Routinemäßig eröffnen britische Radionachrichten mit der neuesten Hiobsbotschaft von gefallenen Soldaten – manche im Kampf, aber manche auch durch die Hand des Verbündeten in dem, was man schon nicht mehr friendly fire nennt und was in der Amtssprache als unrelated incidents umschrieben wird.

Die etwa 45.000 britischen Soldaten im Irak sind fast ausschließlich im Südosten des Landes im Einsatz, um die Millionenstadt Basra, den Tiefseehafen Umm Kasr und die Halbinsel Fao. Umm Kasr ist nach mühevollem Kleinkrieg erobert worden, Basra wird noch belagert. Auch hier fehlt es nicht an britischer Kritik am Vorgehen der US-Truppen: Die würden viel zu massiv gegen winzige Widerstandsnester vorgehen, zum Beispiel Luftangriffe gegen isolierte Scharfschützen in einem Haus anfordern, und dabei unweigerlich Zivilisten verprellen oder umbringen. Im frisch befreiten Umm Kasr, so ärgerten sich jetzt britische Armeeführer, würden die US-Amerikaner aufgedonnert in ABC-Kampfanzügen herumlaufen, während britische Soldaten in betont lässiger Aufmachung versuchen, mit der Bevölkerung auf der Straße zu reden und Hilfsgüter zu verteilen. Die britische Armee, heißt es dazu, habe eben in jahrzehntelangem Einsatz in Nordirland gelernt, wie man Einsätze in Wohngebieten führt, während die U.S. Army dies in Vietnam und Somalia nicht begriffen hätte und ausschließlich auf Gewalt setzte – mit brutalen Methoden, die die Briten seit den Guerillakriegen gegen antikoloniale Befreiungsbewegungen in den 50er-Jahren nicht mehr anwenden.

Hinter all dem steckt auch eine unterschiedliche Einschätzung der irakischen Bevölkerung: Die US-Seite schien zumindest zu Kriegsbeginn davon auszugehen, dass die Iraker automatisch die alliierten Truppen als Befreier begrüßen würden, während die Briten meinen, dass man erst selbst aktive Überzeugungsarbeit leisten muss. Angesichts des ausbleibenden Zusammenbruchs von Saddam Husseins Regime stehen die US-Strategen jetzt etwas ratlos da, während ihre britischen Kollegen sich bestätigt fühlen.

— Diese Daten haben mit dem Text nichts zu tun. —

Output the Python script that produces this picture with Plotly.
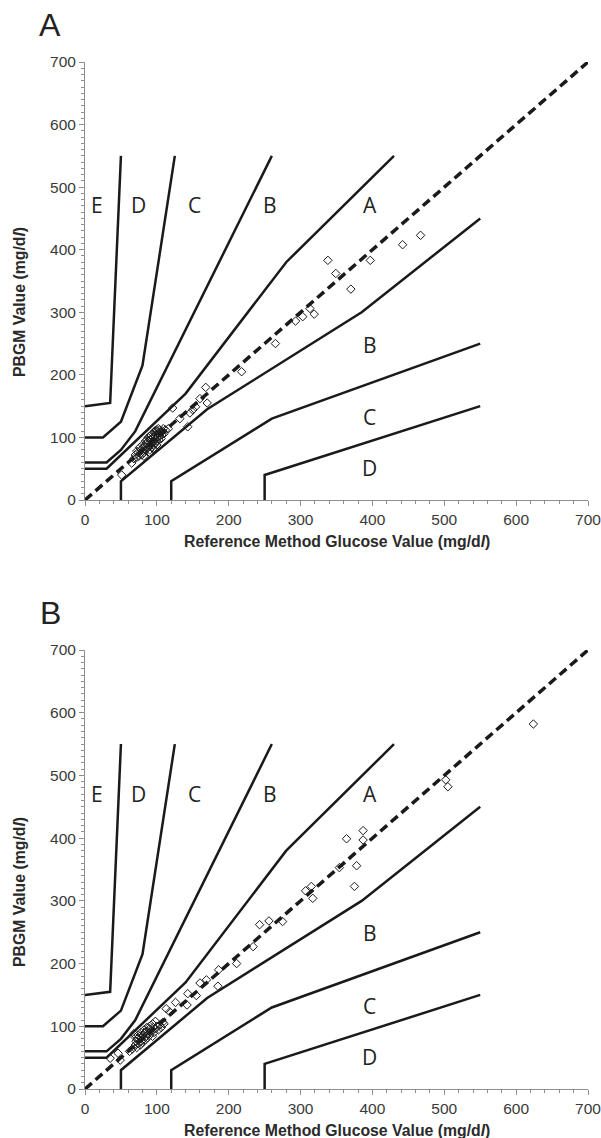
import plotly.graph_objects as go

# ---------------- data ----------------
# Parkes (consensus) error grid, type 1 diabetes zone boundaries
zone_A_upper_x = [0, 30, 140, 280, 430]
zone_A_upper_y = [50, 50, 170, 380, 550]
zone_A_lower_x = [50, 50, 170, 385, 550]
zone_A_lower_y = [0, 30, 145, 300, 450]
zone_B_upper_x = [0, 30, 50, 70, 260]
zone_B_upper_y = [60, 60, 80, 110, 550]
zone_B_lower_x = [120, 120, 260, 550]
zone_B_lower_y = [0, 30, 130, 250]
zone_C_upper_x = [0, 25, 50, 80, 125]
zone_C_upper_y = [100, 100, 125, 215, 550]
zone_C_lower_x = [250, 250, 550]
zone_C_lower_y = [0, 40, 150]
zone_D_upper_x = [0, 35, 50]
zone_D_upper_y = [150, 155, 550]

identity_x = [0, 700]
identity_y = [0, 700]

zone_labels = ["E", "D", "C", "B", "A", "B", "C", "D"]
zone_label_x = [17, 74, 153, 257, 397, 396, 396, 396]
zone_label_y = [471, 471, 471, 471, 471, 248, 133, 51]

# Panel A measurements (reference, PBGM)
a_ref = [51, 65, 68, 70, 72, 74, 75, 77, 78, 79, 80, 81, 82, 83, 84, 85, 86, 87, 88, 88,
         89, 90, 90, 91, 92, 93, 93, 94, 95, 95, 96, 97, 98, 98, 99, 100, 101, 102, 103, 104,
         105, 106, 107, 108, 110, 112, 109, 116,
         72, 76, 80, 84, 86, 88, 90, 92, 94, 96, 97, 99, 100, 102, 104, 106, 82, 90, 95, 100,
         122, 132, 143, 146, 150, 154, 160, 168, 170,
         218, 265, 293, 303, 313, 319, 338, 349, 370, 397, 442, 467]
a_pbgm = [40, 59, 66, 72, 68, 76, 70, 74, 80, 72, 78, 84, 76, 86, 80, 90, 82, 88, 84, 94,
          86, 92, 80, 96, 88, 98, 84, 92, 100, 88, 94, 102, 90, 98, 104, 94, 100, 106, 96, 102,
          108, 98, 104, 110, 106, 112, 114, 114,
          78, 84, 88, 94, 96, 100, 102, 104, 106, 108, 110, 112, 110, 114, 112, 108, 70, 76, 82, 88,
          147, 130, 117, 139, 144, 149, 162, 180, 155,
          205, 250, 286, 293, 306, 297, 383, 362, 337, 383, 408, 423]

# Panel B measurements (reference, PBGM)
b_ref = [35, 46, 49, 62, 66, 68, 70, 71, 72, 73, 74, 75, 76, 77, 78, 79, 80, 81, 82, 83,
         84, 85, 86, 87, 88, 90, 90, 92, 94, 95, 96, 98, 100, 102, 104, 106, 108, 110,
         70, 74, 78, 82, 86, 90, 94, 98,
         113, 118, 126, 142, 143, 155, 160, 169, 185, 186, 211, 234, 243, 256, 275,
         307, 315, 317, 354, 364, 375, 378, 387, 387, 502, 505, 624]
b_pbgm = [49, 57, 46, 60, 64, 88, 70, 76, 66, 80, 72, 78, 84, 70, 76, 82, 74, 86, 80, 90,
          78, 84, 92, 82, 88, 86, 96, 92, 84, 98, 90, 96, 100, 94, 102, 98, 106, 104,
          82, 86, 90, 94, 98, 100, 104, 108,
          128, 123, 138, 134, 152, 149, 169, 174, 164, 190, 200, 227, 262, 268, 267,
          316, 323, 304, 353, 399, 323, 356, 412, 397, 493, 482, 582]

# ---------------- figure ----------------
fig = go.Figure()

zones = [
    (zone_A_upper_x, zone_A_upper_y), (zone_A_lower_x, zone_A_lower_y),
    (zone_B_upper_x, zone_B_upper_y), (zone_B_lower_x, zone_B_lower_y),
    (zone_C_upper_x, zone_C_upper_y), (zone_C_lower_x, zone_C_lower_y),
    (zone_D_upper_x, zone_D_upper_y),
]

panels = [("x", "y", a_ref, a_pbgm), ("x2", "y2", b_ref, b_pbgm)]
for xa, ya, rx, ry in panels:
    for zx, zy in zones:
        fig.add_trace(go.Scatter(x=zx, y=zy, mode="lines", xaxis=xa, yaxis=ya,
                                 line=dict(color="#1a1a1a", width=2.5),
                                 hoverinfo="skip", showlegend=False))
    fig.add_trace(go.Scatter(x=rx, y=ry, mode="markers", xaxis=xa, yaxis=ya,
                             marker=dict(symbol="diamond-open", size=6.5,
                                         color="#1a1a1a", line=dict(width=1, color="#1a1a1a")),
                             showlegend=False))
    fig.add_trace(go.Scatter(x=identity_x, y=identity_y, mode="lines", xaxis=xa, yaxis=ya,
                             line=dict(color="#1a1a1a", width=3.5, dash="9px,5px"),
                             hoverinfo="skip", showlegend=False))

tickfont = dict(family="Liberation Sans, Arial, sans-serif", size=15.5, color="#3a3a3a")
axis_common = dict(range=[0, 700], showgrid=False, zeroline=False, showline=True,
                   linecolor="#8f8f8f", linewidth=1, ticks="outside", ticklen=5,
                   tickcolor="#8f8f8f", tickwidth=1, dtick=100, tick0=0,
                   tickfont=tickfont, fixedrange=True, automargin=False,
                   ticklabeloverflow="allow")

top_a, bot_a = 1.0, 589 / 1027
top_b, bot_b = 439 / 1027, 0.0

fig.update_layout(
    width=601, height=1138,
    margin=dict(l=85, r=13, t=62, b=49, autoexpand=False),
    paper_bgcolor="white", plot_bgcolor="white",
    xaxis=dict(axis_common, domain=[0, 1], anchor="y",
               minor=dict(ticks="outside", ticklen=3, dtick=20, tickcolor="#8f8f8f")),
    yaxis=dict(axis_common, domain=[bot_a, top_a], anchor="x",
               minor=dict(ticks="outside", ticklen=3, dtick=10, tickcolor="#8f8f8f")),
    xaxis2=dict(axis_common, domain=[0, 1], anchor="y2",
                minor=dict(ticks="outside", ticklen=3, dtick=20, tickcolor="#8f8f8f")),
    yaxis2=dict(axis_common, domain=[bot_b, top_b], anchor="x2",
                minor=dict(ticks="outside", ticklen=3, dtick=10, tickcolor="#8f8f8f")),
)

annotations = []
letter_font = dict(family="Open Sans, sans-serif", size=21, color="#222222")
for xr, yr in [("x", "y"), ("x2", "y2")]:
    for t, lx, ly in zip(zone_labels, zone_label_x, zone_label_y):
        annotations.append(dict(text=t, x=lx, y=ly, xref=xr, yref=yr, showarrow=False,
                                font=letter_font, xanchor="center", yanchor="middle"))

title_font = dict(family="Liberation Sans, Arial, sans-serif", size=15.8, color="#2a2a2a")
xtitle = "<b>Reference Method Glucose Value (mg/d<i>l</i>)</b>"
ytitle = "<b>PBGM Value (mg/d<i>l</i>)</b>"
for ty, cy, letter, ly in [((1089 - 541) / 1027, (1089 - 302) / 1027, "A", (1089 - 25) / 1027),
                           ((1089 - 1130) / 1027, (1089 - 892) / 1027, "B", (1089 - 613) / 1027)]:
    annotations.append(dict(text=xtitle, x=0.5, y=ty, xref="paper", yref="paper",
                            showarrow=False, font=title_font, xanchor="center", yanchor="middle"))
    annotations.append(dict(text=ytitle, x=(19 - 85) / 503, y=cy, xref="paper", yref="paper",
                            showarrow=False, font=title_font, textangle=-90,
                            xanchor="center", yanchor="middle"))
    annotations.append(dict(text=letter, x=(50 - 85) / 503, y=ly, xref="paper", yref="paper",
                            showarrow=False, xanchor="center", yanchor="middle",
                            font=dict(family="Liberation Sans, Arial, sans-serif", size=32,
                                      color="#222222")))

fig.update_layout(annotations=annotations)
fig.write_html("out.html")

Während solche Analysen zu Beginn des Krieges noch ausschließlich von Journalisten vorgebracht wurden, lassen sich inzwischen hochrangige britische Militärs damit namentlich zitieren – ein Indiz, dass der Unmut über die USA offiziell sanktioniert ist. Die Kritik bezieht sich jedoch ausschließlich auf die Kriegstaktik, nicht auf den Krieg an sich. Der wird neuesten Umfragen zufolge inzwischen von 84 Prozent der britischen Öffentlichkeit unterstützt. Und als der vor dem Krieg zurückgetretene Labour-Parlamentsvorsitzende Robin Cook am Sonntag in einem Zeitungsbeitrag zum Rückzug der britischen Truppen aus dem Irak aufrief, „bevor noch mehr von ihnen umkommen“, ging seine Partei dermaßen massiv mit ihm ins Gericht, dass er sich noch am gleichen Tag im Radio kleinlaut korrigieren musste: Er meine natürlich, die Soldaten sollten schnell gewinnen und dann heimkehren.

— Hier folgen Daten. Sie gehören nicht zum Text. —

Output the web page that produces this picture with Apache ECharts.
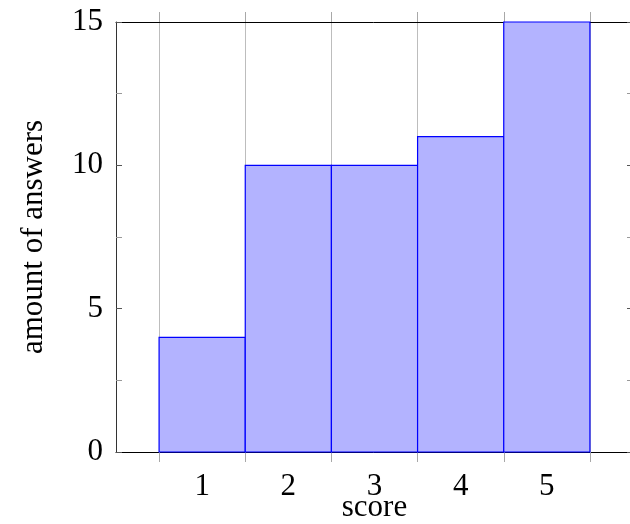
<!DOCTYPE html>
<html>
<head>
<meta charset="utf-8">
<script src="https://cdn.jsdelivr.net/npm/echarts@6/dist/echarts.min.js"></script>
<style>html,body{margin:0;padding:0;background:#fff;}#c{width:630px;height:524px;}</style>
</head>
<body>
<div id="c"></div>
<script>
const scores = [1, 2, 3, 4, 5];
const answers = [4, 10, 10, 11, 15];
const yTicks = [0, 5, 10, 15];
const xLabels = ['1', '2', '3', '4', '5'];
const halfSteps = ['0','0.5','1','1.5','2','2.5','3','3.5','4','4.5','5','5.5','6'];

const FONT = '"Liberation Serif", "DejaVu Serif", serif';
const FS = 31;
const chart = echarts.init(document.getElementById('c'));
const oddOnly = function (index) { return index % 2 === 1; };

chart.setOption({
  animation: false,
  backgroundColor: '#ffffff',
  grid: { left: 116, right: -3, top: 22, bottom: 72, containLabel: false, outerBoundsMode: 'none' },
  xAxis: [
    {
      type: 'value', min: 0, max: 6, interval: 1, position: 'bottom',
      name: 'score', nameLocation: 'middle', nameGap: 40, nameMoveOverlap: false,
      nameTextStyle: { fontFamily: FONT, fontSize: FS, color: '#000' },
      axisLine: { show: true, lineStyle: { color: '#000', width: 1 } },
      axisTick: { show: false },
      splitLine: { show: false },
      axisLabel: {
        fontFamily: FONT, fontSize: FS, color: '#000', margin: 19,
        formatter: function (v) { return xLabels.indexOf(String(v)) >= 0 ? String(v) : ''; }
      }
    },
    {
      type: 'category', data: halfSteps, boundaryGap: false, position: 'bottom',
      axisLine: { show: false },
      axisLabel: { show: false },
      axisTick: { show: true, inside: false, length: 10, interval: oddOnly, lineStyle: { color: '#a8a8a8', width: 1 } },
      splitLine: { show: true, interval: oddOnly, lineStyle: { color: '#bdbdbd', width: 1 } }
    },
    {
      type: 'category', data: halfSteps, boundaryGap: false, position: 'top',
      axisLine: { show: true, lineStyle: { color: '#000', width: 1 } },
      axisLabel: { show: false },
      axisTick: { show: true, inside: false, length: 10, interval: oddOnly, lineStyle: { color: '#a8a8a8', width: 1 } },
      splitLine: { show: false }
    }
  ],
  yAxis: [
    {
      type: 'value', min: 0, max: 15, interval: 5, position: 'left',
      name: 'amount of answers', nameLocation: 'middle', nameGap: 67, nameRotate: 90, nameMoveOverlap: false,
      nameTextStyle: { fontFamily: FONT, fontSize: FS, color: '#000' },
      axisLine: { show: true, lineStyle: { color: '#333', width: 1 } },
      axisTick: { show: true, inside: true, length: 6, lineStyle: { color: '#555' } },
      minorTick: { show: true, splitNumber: 2, length: 6, lineStyle: { color: '#999' } },
      splitLine: { show: false },
      axisLabel: {
        fontFamily: FONT, fontSize: FS, color: '#000', margin: 13,
        formatter: function (v) { return yTicks.indexOf(v) >= 0 ? String(v) : ''; }
      }
    },
    {
      type: 'value', min: 0, max: 15, interval: 5, position: 'right',
      axisLine: { show: true, lineStyle: { color: '#333', width: 1 } },
      axisTick: { show: true, inside: true, length: 6, lineStyle: { color: '#555' } },
      minorTick: { show: true, splitNumber: 2, length: 6, lineStyle: { color: '#999' } },
      splitLine: { show: false },
      axisLabel: { show: false }
    }
  ],
  series: [
    {
      type: 'custom',
      xAxisIndex: 0, yAxisIndex: 0,
      data: scores.map(function (s, i) { return [s, answers[i]]; }),
      encode: { x: 0, y: 1 },
      renderItem: function (params, api) {
        const x = api.value(0), y = api.value(1);
        const p0 = api.coord([x - 0.5, 0]);
        const p1 = api.coord([x + 0.5, y]);
        return {
          type: 'rect',
          shape: { x: p0[0], y: p1[1], width: p1[0] - p0[0], height: p0[1] - p1[1] },
          style: { fill: '#b3b3ff', stroke: '#0000ff', lineWidth: 1.2 }
        };
      },
      z: 5
    }
  ]
});
</script>
</body>
</html>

Jenseits der militärischen Fragen hat die Regierung Blair noch weitergehende Probleme mit den USA. Beim jüngsten Gipfeltreffen des britischen Premiers mit dem US-Präsidenten in Camp David am vergangenen Donnerstag wurden zwei Differenzen offensichtlich: über die Rolle der UNO im Irak nach dem Krieg und die weitergehende Neuordnung des Nahen Ostens. Großbritannien meint, dass die UNO die Führung des Nachkriegsirak übernehmen sollte – die USA nicht. Blair verlangt größeres internationales Engagement zur Lösung des israelisch-palästinensischen Konflikts, um dem wachsenden Unmut in der arabischen Welt zu begegnen und positive Impulse für politische Reformen und Fortschritte in der gesamten Region zu geben. Diese Analyse wird von Bush nicht geteilt.

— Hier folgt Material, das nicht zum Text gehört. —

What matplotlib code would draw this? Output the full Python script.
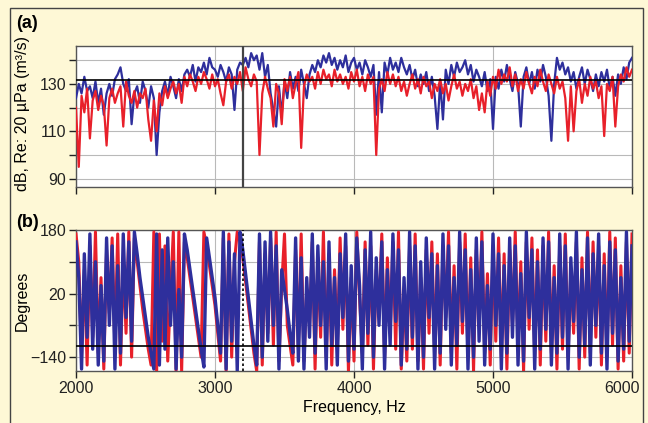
import numpy as np
import matplotlib
matplotlib.use("Agg")
import matplotlib.pyplot as plt
import matplotlib.transforms as mtrans
from matplotlib.patches import Rectangle

plt.rcParams['font.family'] = ['Liberation Sans', 'DejaVu Sans']

# frequency axis, one value every 20 Hz from 2000 to 6000
freq_start, freq_step = 2000, 20

# ---- (a) magnitude, dB ----
mag_blue = [
    124, 130, 126, 133, 127, 129, 124, 131, 122, 128,
    117, 126, 130, 125, 132, 134, 137, 130, 127, 132,
    113, 126, 129, 122, 131, 127, 120, 129, 124, 100,
    118, 127, 131, 125, 133, 129, 124, 132, 127, 134,
    136, 133, 138, 131, 137, 135, 139, 134, 141, 137,
    136, 133, 138, 135, 131, 137, 134, 119, 136, 139,
    138, 141, 137, 143, 140, 142, 136, 143, 133, 138,
    126, 119, 112, 129, 117, 131, 124, 135, 128, 133,
    127, 136, 130, 124, 134, 138, 135, 140, 137, 142,
    139, 143, 138, 141, 136, 140, 137, 142, 135, 139,
    141, 136, 139, 134, 140, 137, 133, 138, 117, 135,
    118, 139, 134, 141, 136, 139, 135, 141, 137, 134,
    138, 132, 136, 129, 134, 130, 135, 127, 133, 125,
    111, 131, 115, 136, 130, 138, 133, 139, 135, 137,
    140, 134, 138, 131, 136, 133, 129, 135, 127, 132,
    111, 133, 128, 136, 131, 138, 132, 127, 135, 130,
    112, 133, 137, 130, 135, 128, 136, 131, 138, 133,
    125, 106, 130, 141, 136, 139, 134, 137, 131, 135,
    128, 133, 137, 130, 136, 132, 127, 134, 129, 135,
    131, 136, 128, 133, 125, 134, 130, 137, 132, 139,
    141]

mag_red = [
    120, 95, 125, 118, 128, 107, 123, 127, 119, 125,
    121, 104, 124, 128, 122, 126, 129, 112, 131, 125,
    122, 127, 120, 126, 124, 128, 115, 106, 123, 110,
    126, 121, 129, 124, 128, 131, 126, 130, 122, 133,
    129, 134, 131, 127, 133, 130, 135, 132, 128, 134,
    129, 132, 126, 121, 131, 134, 128, 133, 130, 135,
    127, 137, 132, 129, 134, 131, 100, 126, 133, 128,
    124, 112, 130, 126, 113, 132, 127, 133, 124, 130,
    135, 103, 129, 134, 131, 133, 128, 135, 130, 136,
    132, 134, 129, 136, 131, 134, 130, 133, 128, 135,
    131, 136, 129, 133, 127, 134, 130, 133, 100, 128,
    132, 127, 135, 130, 134, 129, 133, 127, 131, 125,
    130, 134, 128, 132, 126, 133, 129, 131, 124, 130,
    127, 132, 126, 130, 123, 129, 134, 128, 131, 125,
    130, 127, 132, 124, 129, 119, 126, 118, 131, 125,
    133, 128, 136, 130, 134, 131, 137, 129, 134, 127,
    132, 128, 135, 130, 126, 133, 129, 136, 131, 127,
    134, 130, 126, 133, 128, 131, 124, 106, 129, 110,
    127, 132, 122, 130, 125, 133, 128, 131, 124, 129,
    108, 130, 127, 133, 112, 129, 134, 131, 137, 133,
    136]

# ---- (b) phase, degrees ----
ph_blue = [
    150, 60, -170, 120, -90, 170, -120, 100, -160, 40,
    -150, 160, -60, 140, -170, 90, -130, 170, -40, 150,
    -100, 175, 120, 60, 10, -40, -90, -130, -170, 170,
    -160, 130, -120, 160, -60, 100, -170, 30, -140, 170,
    130, 80, 30, -20, -70, -120, -165, 160, 110, 60,
    10, -60, -130, 175, -170, 150, -100, 120, -175, 175,
    130, 70, 10, -50, -110, -160, 170, -140, 150, -100,
    175, -60, 140, -170, 80, 30, -20, -80, -130, 160,
    -150, 110, -170, 60, -90, 170, -130, 140, -60, 100,
    -170, 150, -110, 60, -160, 120, -40, 170, -150, 90,
    -120, 160, 40, -170, 130, -80, 175, -140, 110, -60,
    150, -170, 80, -110, 170, -50, 130, -160, 60, -120,
    175, -90, 140, -170, 100, -140, 160, -40, 120, -170,
    90, -130, 170, -70, 140, -160, 60, -110, 175, -50,
    130, -170, 80, -140, 160, -100, 150, -160, 40, -120,
    170, -60, 120, -170, 90, -130, 160, -90, 140, -160,
    70, -150, 175, -40, 130, -170, 100, -120, 160, -70,
    150, -160, 60, -130, 170, -90, 140, -170, 110, -50,
    175, -140, 80, -110, 160, -160, 120, -60, 170, -130,
    90, -170, 150, -80, 130, -150, 60, -120, 175, -100,
    140]

ph_red = [
    170, 100, -140, 80, -160, 140, -90, 175, -130, 60,
    -170, 130, -30, 160, -120, 170, -160, 110, -80, 175,
    -140, 160, 100, 40, -20, -70, -120, -160, 175, -175,
    170, -100, 140, -150, 20, 175, -175, 175, -175, 150,
    110, 60, 10, -40, -90, -140, 175, 140, 90, 40,
    -10, -80, -150, 160, -175, 170, -140, 100, 175, 150,
    110, 50, -10, -70, -130, -175, 150, -160, 120, -80,
    160, -110, 175, -150, 40, 170, -60, -110, -160, 130,
    -120, 170, -150, 30, -60, 150, -170, 110, -90, 175,
    -140, 120, -160, 80, -120, 160, -70, 140, -175, 60,
    -150, 175, 10, -130, 150, -110, 140, -170, 80, -30,
    170, -140, 110, -80, 150, -120, 175, -170, 30, -150,
    140, -120, 170, -150, 60, -170, 130, -80, 150, -140,
    120, -160, 140, -40, 175, -130, 90, -170, 150, -80,
    170, -140, 110, -175, 130, -60, 175, -130, 70, -160,
    140, -100, 160, -140, 120, -170, 130, -60, 175, -120,
    100, -175, 150, -70, 160, -140, 130, -160, 140, -100,
    175, -130, 90, -170, 140, -120, 170, -140, 80, -80,
    150, -170, 110, -140, 175, -130, 150, -90, 140, -160,
    120, -140, 175, -110, 160, -170, 90, -150, 150, -130,
    170]

freq = freq_start + freq_step * np.arange(len(mag_blue))

BLUE = '#2e2f9c'
RED = '#e8202a'
BG = '#fef8d6'
GRID = '#b9b9b9'
FS = 11.5

fig = plt.figure(figsize=(6.48, 4.23), dpi=100, facecolor=BG)
fig.patches.append(Rectangle((10/648, -0.01), 633/648, 1 - 8/423 + 0.01,
                             transform=fig.transFigure, fill=False,
                             edgecolor='#444444', lw=1.0))

ax1 = fig.add_axes([76/648, 1 - 187/423, 556/648, 141/423])
ax2 = fig.add_axes([76/648, 1 - 371/423, 556/648, 141/423])

### panel (a)
ax1.plot(freq, mag_blue, color=BLUE, lw=1.6, zorder=3)
ax1.plot(freq, mag_red, color=RED, lw=1.6, zorder=3)
ax1.axhline(131.7, color='black', lw=1.2, zorder=5)
ax1.axvline(3200, color='#444444', lw=1.6, zorder=4)
ax1.set_xlim(2000, 6000)
ax1.set_ylim(86.5, 146)
ax1.set_yticks([90, 100, 110, 120, 130, 140])
ax1.set_yticklabels(['90', '', '110', '', '130', ''])
ax1.set_xticks([2000, 3000, 4000, 5000, 6000])
ax1.set_xticklabels([])
ax1.set_ylabel('dB, Re: 20 µPa (m³/s)', fontsize=FS)
ax1.yaxis.set_label_coords(-0.083, 0.52)

### panel (b)
ax2.plot(freq, ph_red, color=RED, lw=2.2, zorder=3)
ax2.plot(freq, ph_blue, color=BLUE, lw=2.4, zorder=3)
ax2.axhline(-111, color='black', lw=1.2, zorder=5)
ax2.axvline(3200, color='black', lw=1.2, ls=(0, (1.5, 1.5)), zorder=4)
ax2.set_xlim(2000, 6000)
ax2.set_ylim(-175, 180)
ax2.set_yticks([-140, -60, 20, 100, 180])
ax2.set_yticklabels(['\u2212140', '', '20', '', '180'])
ax2.set_xticks([2000, 3000, 4000, 5000, 6000])
ax2.set_xlabel('Frequency, Hz', fontsize=FS, labelpad=3)
ax2.set_ylabel('Degrees', fontsize=FS)
ax2.yaxis.set_label_coords(-0.083, 0.5)

for ax in (ax1, ax2):
    ax.set_facecolor('white')
    ax.grid(True, color=GRID, lw=0.8, zorder=0)
    ax.set_axisbelow(True)
    for s in ax.spines.values():
        s.set_color('#555555')
        s.set_linewidth(1.0)
    ax.tick_params(direction='out', length=5, width=1, labelsize=FS,
                   colors='#222222', pad=2)

# last x label sits a little left so it stays inside the frame
lab = ax2.get_xticklabels()[-1]
lab.set_transform(lab.get_transform() + mtrans.ScaledTranslation(-0.10, 0, fig.dpi_scale_trans))

fig.text(16/648, 1 - 24/423, '(a)', fontsize=13, fontweight='bold', va='center')
fig.text(16/648, 1 - 222/423, '(b)', fontsize=13, fontweight='bold', va='center')

plt.savefig('out.png', dpi=100, facecolor=BG)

Dass Blair bei solchen Fragen gegenüber Bush den Kürzeren ziehen wird, ist klar. Seit dem Treffen mit Bush äußert sich der Premier nicht mehr so eindeutig über die künftige Rolle der UNO. Er weiß wohl: Nicht die Diplomatie, sondern die Särge, die aus dem Irak heimkehren, entscheiden darüber, ob der britische Premier diesen Krieg an der Heimatfront übersteht.